Ketika orang mulai berpikir bahwa situasi yang dihadapinya justru mengancam nyawanya atau katakanlah membahayakan dirinya sehingga dia memutuskan untuk mengambil solusi untuk menghilangkan rintangan tersebut, maka di saat itu sudah timbul niat untuk menghilangkan atau menggunakan segala cara agar rintangan tersebut menjadi hilang. Dalam kasus Pilpres di NKRI tahun 2014 ini dapat dijadikan contoh untuk memaparkan hal tersebut secara gamblang. Banyak serangan kampanye hitam ditujukan kepada Ir.H.Joko Widodo, mulai dari orangtuanya Kristen, Presiden Boneka, PKI, orang sinting, dan seterusnya yang semuanya mengarahkan serangan untuk "menghancurkan" (politik destruktif) terhadap politik pencitraan Jokowi. Mantan Presiden Soeharto mengkarantina semua lawan politiknya dengan memakai bahasa-bahasa ampuh, misal dengan memakai tidak Pancasilais, tidak bersih diri dan tidak bersih lingkungan, sampai kepada bahasa yang bermaksud represif dengan menegaskan sudah mengganggu stabilitas nasional padahal tidak pernah ada pemaparan yang rasional serta realistis apa yang dimaksud dengan "stabilitas nasional": apakah itu kepentingan nasional atau semata-mata "security approach"?

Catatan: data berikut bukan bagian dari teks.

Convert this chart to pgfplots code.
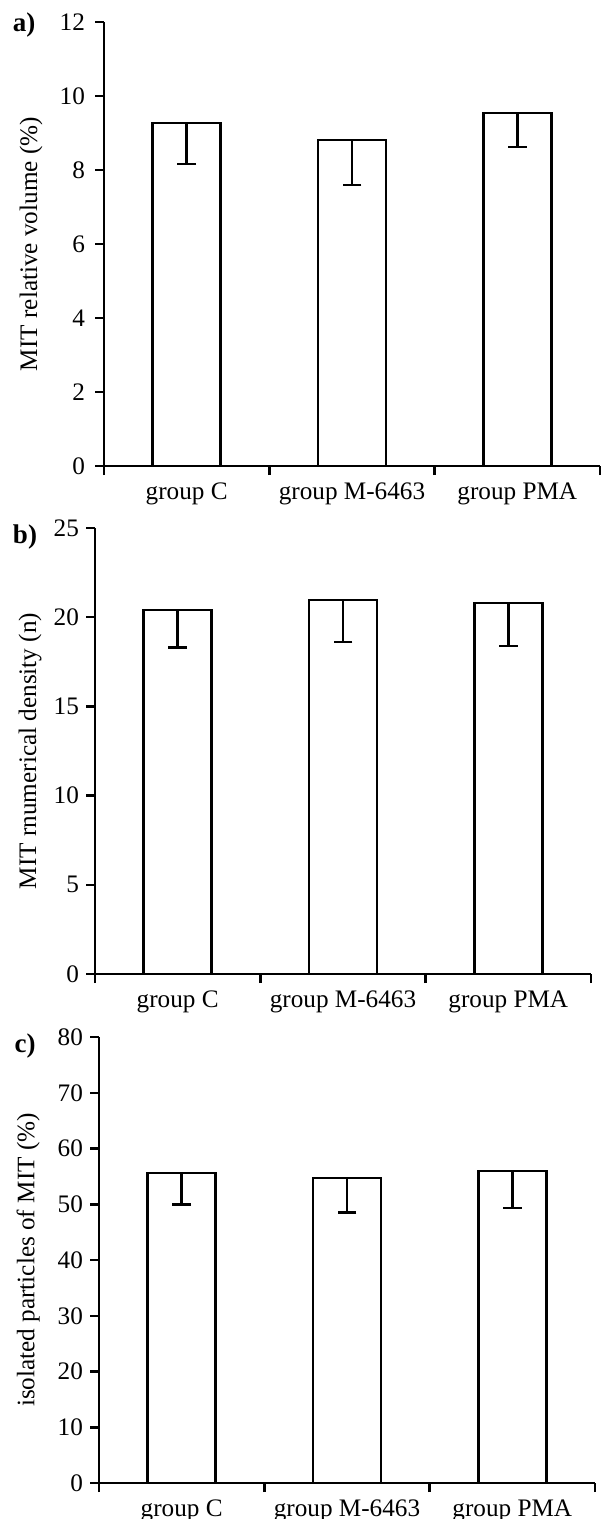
\documentclass[border=0pt]{standalone}
\usepackage{fontspec}
\setmainfont{Liberation Serif}
\usepackage{pgfplots}
\pgfplotsset{compat=1.18}

\pgfplotsset{
  panel/.style={
    scale only axis,
    width=248pt,
    xmin=0, xmax=3, ymin=0,
    axis lines*=left,
    axis line style={line width=1.25pt},
    tick align=outside,
    major tick length=4.5pt,
    tick style={line width=1.25pt,black},
    xtick={0,1,2,3},
    xticklabels={},
    extra x ticks={0.5,1.5,2.5},
    extra x tick labels={group C,group M-6463,group PMA},
    extra x tick style={major tick length=0pt,
      tick label style={anchor=base,yshift=-16.5pt}},
    ybar, bar width=34pt,
    font=\fontsize{12.6}{14}\selectfont,
    tick label style={font=\fontsize{12.6}{14}\selectfont},
    /pgf/number format/assume math mode=true,
    ylabel style={anchor=center,font=\fontsize{12.6}{14}\selectfont},
    clip=false,
  },
  barplot/.style={
    fill=white, draw=black, line width=1.2pt, bar shift=0pt,
    error bars/.cd, y dir=minus, y explicit,
    error bar style={line width=1.25pt},
    error mark options={rotate=90,mark size=4.7pt,line width=1.25pt},
  },
}

\begin{document}
\begin{tikzpicture}
\useasboundingbox (0,0) rectangle (300pt,-759.5pt);

% a) relative volume
\begin{axis}[panel, at={(52pt,-233pt)}, anchor=south west,
  height=222pt, ymax=12, ytick={0,2,...,12},
  yticklabel style={xshift=-1.5pt},
  ylabel={MIT relative volume (\%)},
  ylabel style={at={(axis description cs:-0.147,0.5)}}]
\addplot[barplot] coordinates {
  (0.5,9.27) +- (0,1.11)
  (1.5,8.81) +- (0,1.22)
  (2.5,9.54) +- (0,0.92)
};
\end{axis}

% b) numerical density
\begin{axis}[panel, at={(47.5pt,-487pt)}, anchor=south west,
  height=223pt, ymax=25, ytick={0,5,...,25},
  ylabel={MIT rnumerical density (n)},
  ylabel style={at={(axis description cs:-0.131,0.5)}}]
\addplot[barplot] coordinates {
  (0.5,20.40) +- (0,2.10)
  (1.5,20.96) +- (0,2.36)
  (2.5,20.80) +- (0,2.40)
};
\end{axis}

% c) isolated particles
\begin{axis}[panel, at={(49.5pt,-741.5pt)}, anchor=south west,
  height=223pt, ymax=80, ytick={0,10,...,80},
  ylabel={isolated particles of MIT (\%)},
  ylabel style={at={(axis description cs:-0.143,0.5)}}]
\addplot[barplot] coordinates {
  (0.5,55.6) +- (0,5.6)
  (1.5,54.7) +- (0,6.2)
  (2.5,56.0) +- (0,6.7)
};
\end{axis}

\node[font=\bfseries\fontsize{13.5}{15}\selectfont] at (12pt,-12.5pt) {a)};
\node[font=\bfseries\fontsize{13.5}{15}\selectfont] at (12.5pt,-268.5pt) {b)};
\node[font=\bfseries\fontsize{13.5}{15}\selectfont] at (12.5pt,-523pt) {c)};
\end{tikzpicture}
\end{document}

Politik apa pun itu akan menjadi kotor tatkala pikiran pelaku politik memakai segala cara termasuk juga membatasi hak-hak asasi kemanusiaannya bahkan melenyapkannya dari muka bumi dengan cara kekerasan. FPI sering memakai cara kekerasan dengan berdalih karena panggilan agama untuk melakukan sweeping, bahkan penyerangan dengan kekerasan kepada pihak mana pun yang dianggapnya telah bertentangan dengan ajaran Islam "amar mah'ruf nahi mungkar" termasuk kejahatan maksiat serta minuman keras. Namun sampai saat ini FPI tidak juga berani masuk untuk menutup lokalisasi Saritem yang berlokasi di kota Bandung. Apakah karena lokalisasi tersebut berdekatan dengan pondok pesantren yang diasuh oleh seorang kiai kondang sehingga ada rasa sungkan atau segan untuk menindak pusat maksiat tersebut? Saya di sini hanya memaparkan ketika di alam pikiran manusia sudah timbul niat jahat untuk melakukan kekerasan atau berbuat sesuatu yang bertentangan dengan norma dan nilai sosial masyarakat maka cara-cara politiknya dapat disebut sebagai politik kotor. Politik kotor lahir dari adanya pikiran kotor di dalam manusia itu sendiri, sesuatu yang dianggapnya tidak baik, jahat, dan tidak pantas yang harus segera ditindak sendiri tanpa menghiraukan adanya norma hukum dan penindak-penindak hukum yang dapat bekerja untuk mengatasinya. Saat pikiran manusia sudah penuh kekotoran maka hasil tindakan apa pun akan bermuara pada politik kotor, yang tidak menguntungkan orang lain dan menimbulkan preseden buruk di dalam tatanan sosial. Paradigma ini pun memperkuat paradigma lain yang menyebutkan "homo homini lupus", kehadiran manusia lain mengancam dirinya, seolah-olah memberikan justifikasi tentang aksioma kebenaran politik kotor.